1.2 tonnes of dagga seized
Cannabis remains the most popular illicit drug in Namibia, with most of the supply coming from South Africa and Lesotho.
05 March 2019 | Crime
In a statement released yesterday, Chief Inspector Kauna Shikwambi said 56 of the suspects were locals, one was from Mozambique and three from eSwatini.
Dagga remains Namibia's favourite drug, with a whopping 1.2 tonnes, valued at N$12.4 million, seized. Dagga plants weighing 1.2 kilograms, valued at just over N$30 000, were also seized.
Other seizures included 434 Mandrax tablets with a street value of N$520 800; 55 grams of cocaine, valued at N$17 500; and crack cocaine with a street value of N$22 300. The police also seized 19 abortion tablets, valued just over N$4 000. Earlier this month, Namibian Sun reported that during the period 2012 to 2016 a total of 2.2 tonnes of dagga, 2.25 tonnes of dagga plants, 4 821 units of crack cocaine and 16 436 Mandrax tablets were confiscated in Namibia. The police also seized 37 straws of crystal methamphetamine (tik) and 40 tonnes of ephedrine, the active ingredient in tik, during that period.
The retired head of the Namibian Police drug squad, Deputy Commissioner Hermie van Zyl, told Namibian Sun in 2017 that dagga was the most common drug in Namibia, while the Khomas, Erongo and Oshana regions had the highest drug consumption.

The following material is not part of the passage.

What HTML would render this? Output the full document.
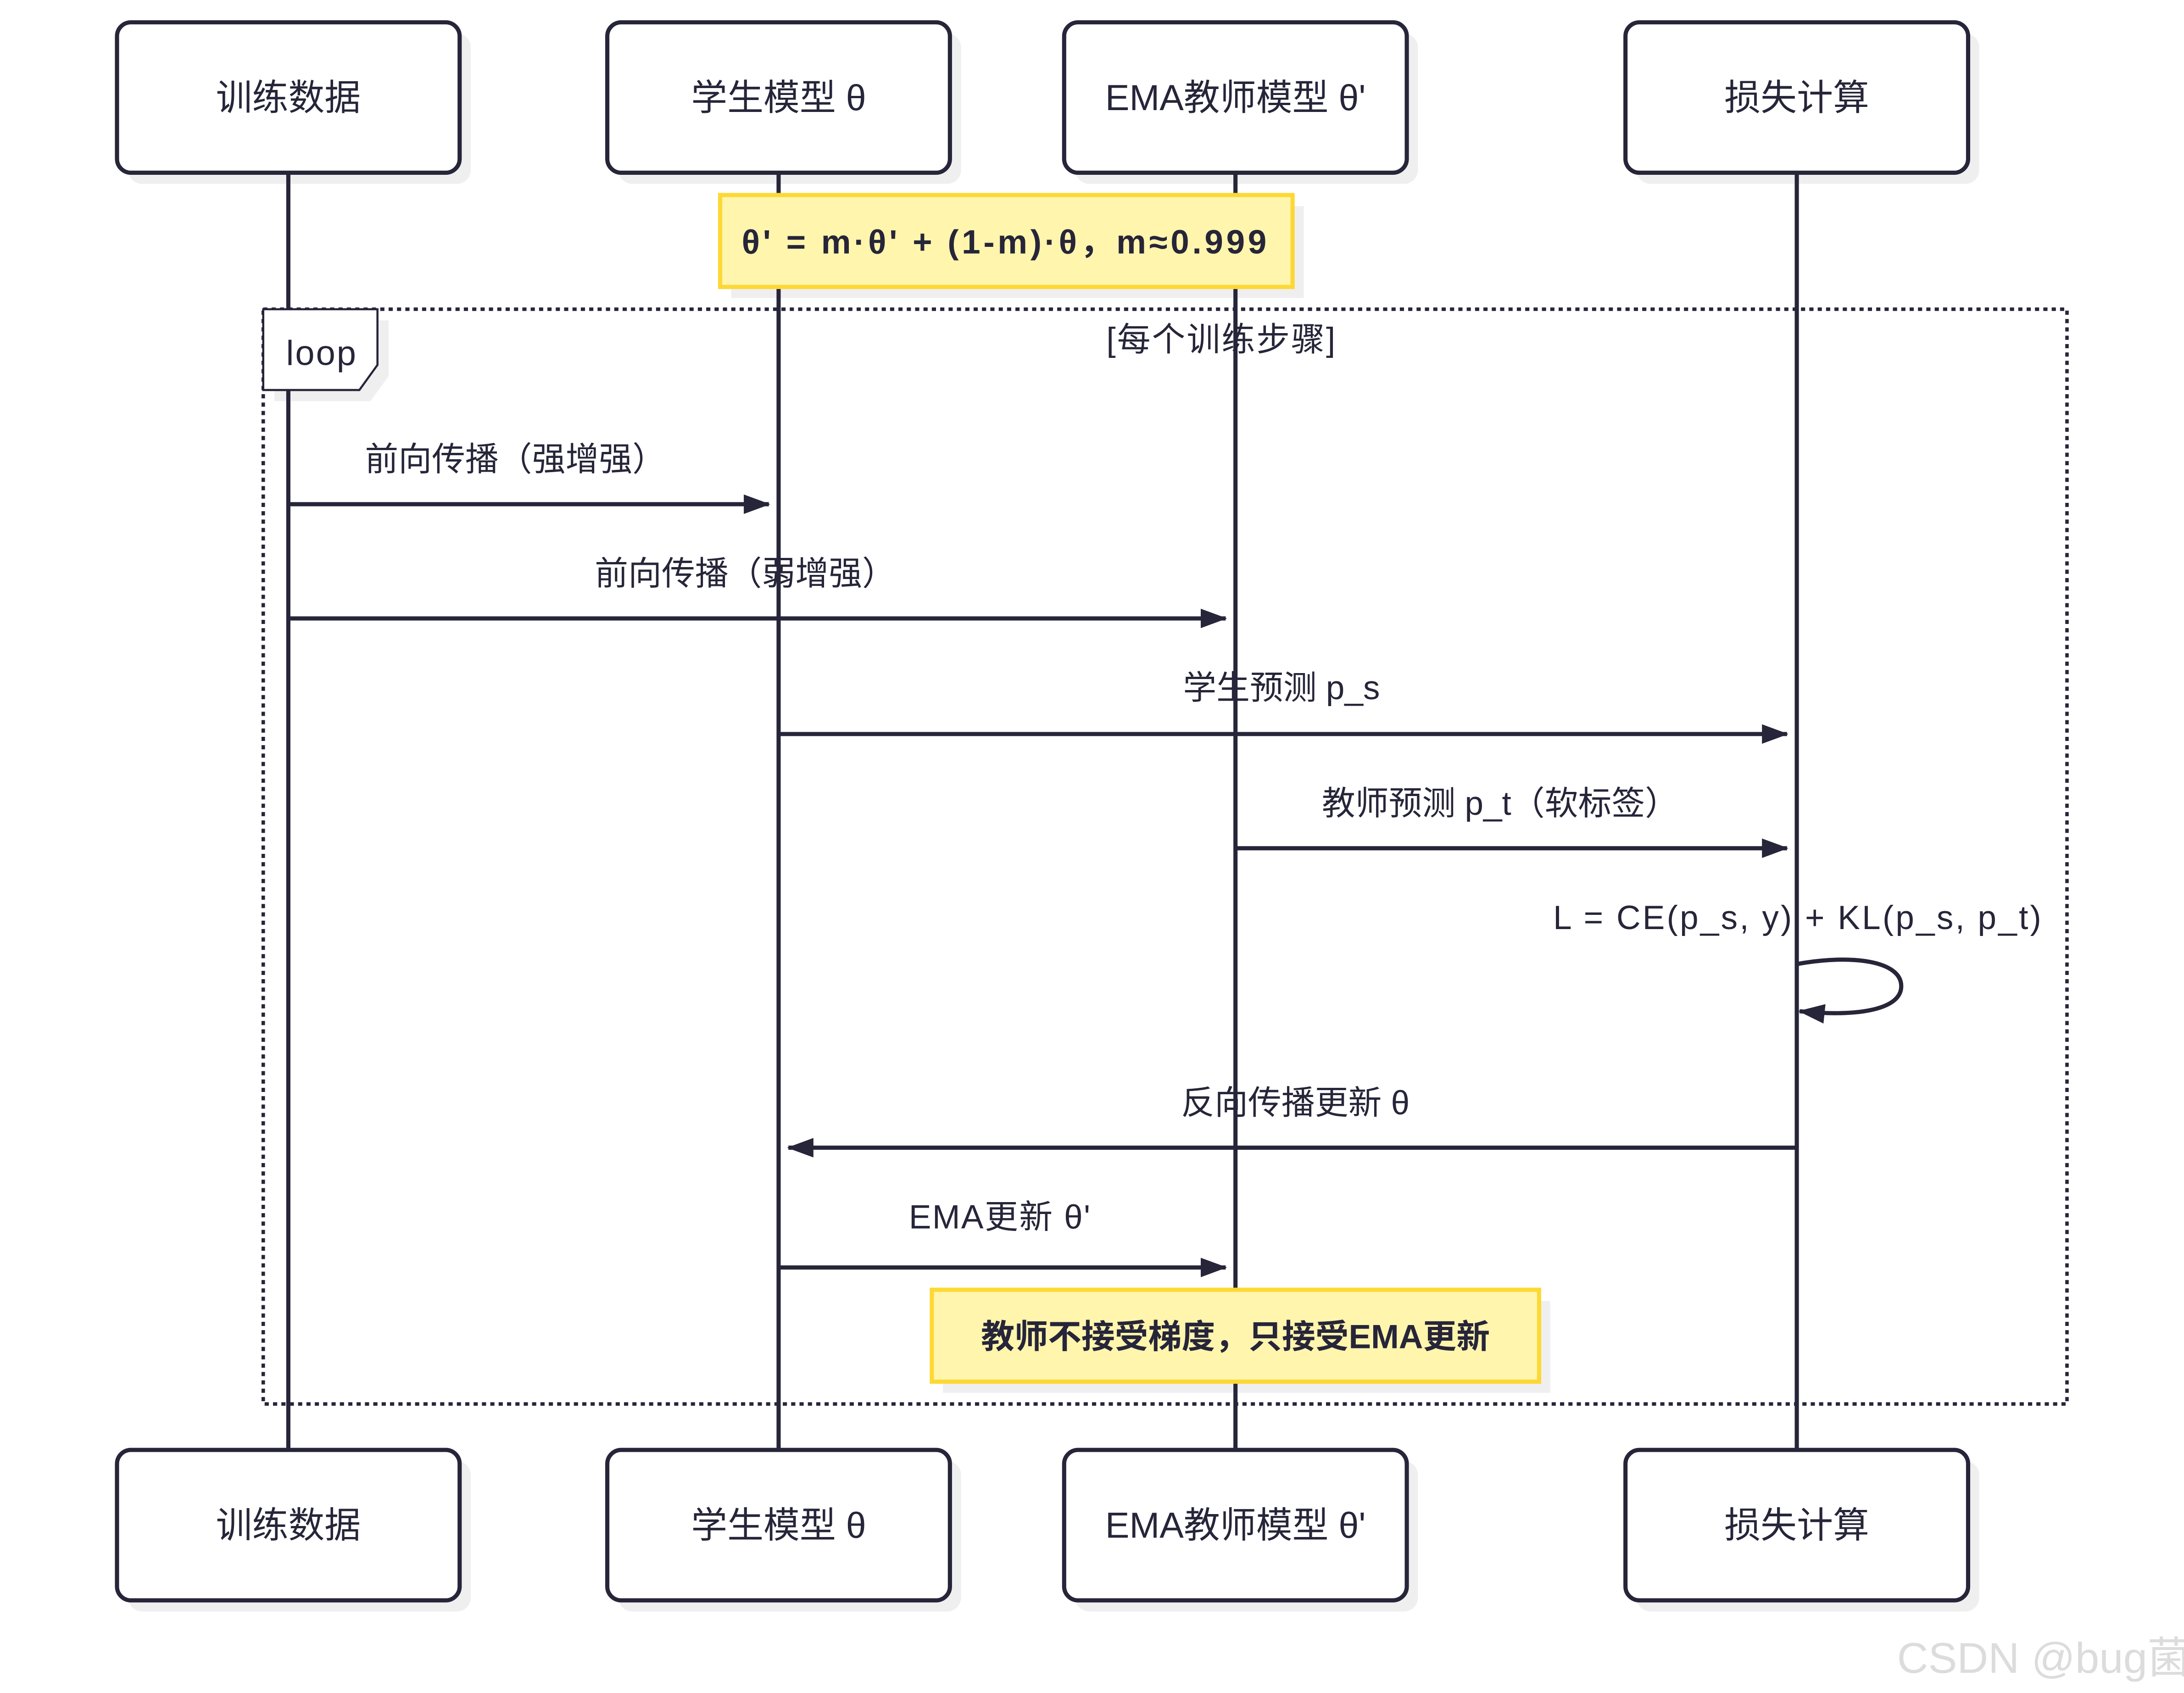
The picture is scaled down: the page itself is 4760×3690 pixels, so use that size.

He said because it is so cheap, dagga is a popular drug among many users. “It is actually your drug for the poorer people and the beginner drug for many.” He said the type of drug a person used depended on their status and income.
Van Zyl said crack cocaine and Mandrax were also popular in Namibia, followed by Ecstasy. These were mostly found in Windhoek, Swakopmund and in the north.
“But Ecstasy is more of a party drug and then you will get a little bit of LSD. That is the drug that makes you hallucinate, makes you see things and makes you think you can crawl through keyholes.”
He said dagga was mainly smuggled into Namibia from Lesotho and South Africa, and also at Rundu via Angola.
Cocaine came from Rio de Janeiro and Sao Paulo in Brazil, via South Africa. According to Van Zyl, Ecstasy came from Europe via South Africa, and LSD from Johannesburg and Cape Town.
He said a popular way to smuggle dagga was by using commercial trucks. Therefore, customs officials at border posts were trained to look out for the newest methods drug smugglers might use.
Although there were no official statistics, Van Zyl was of the view that drugs are a huge problem in the country.
“This I know from what drug users and sellers have told me,” he said.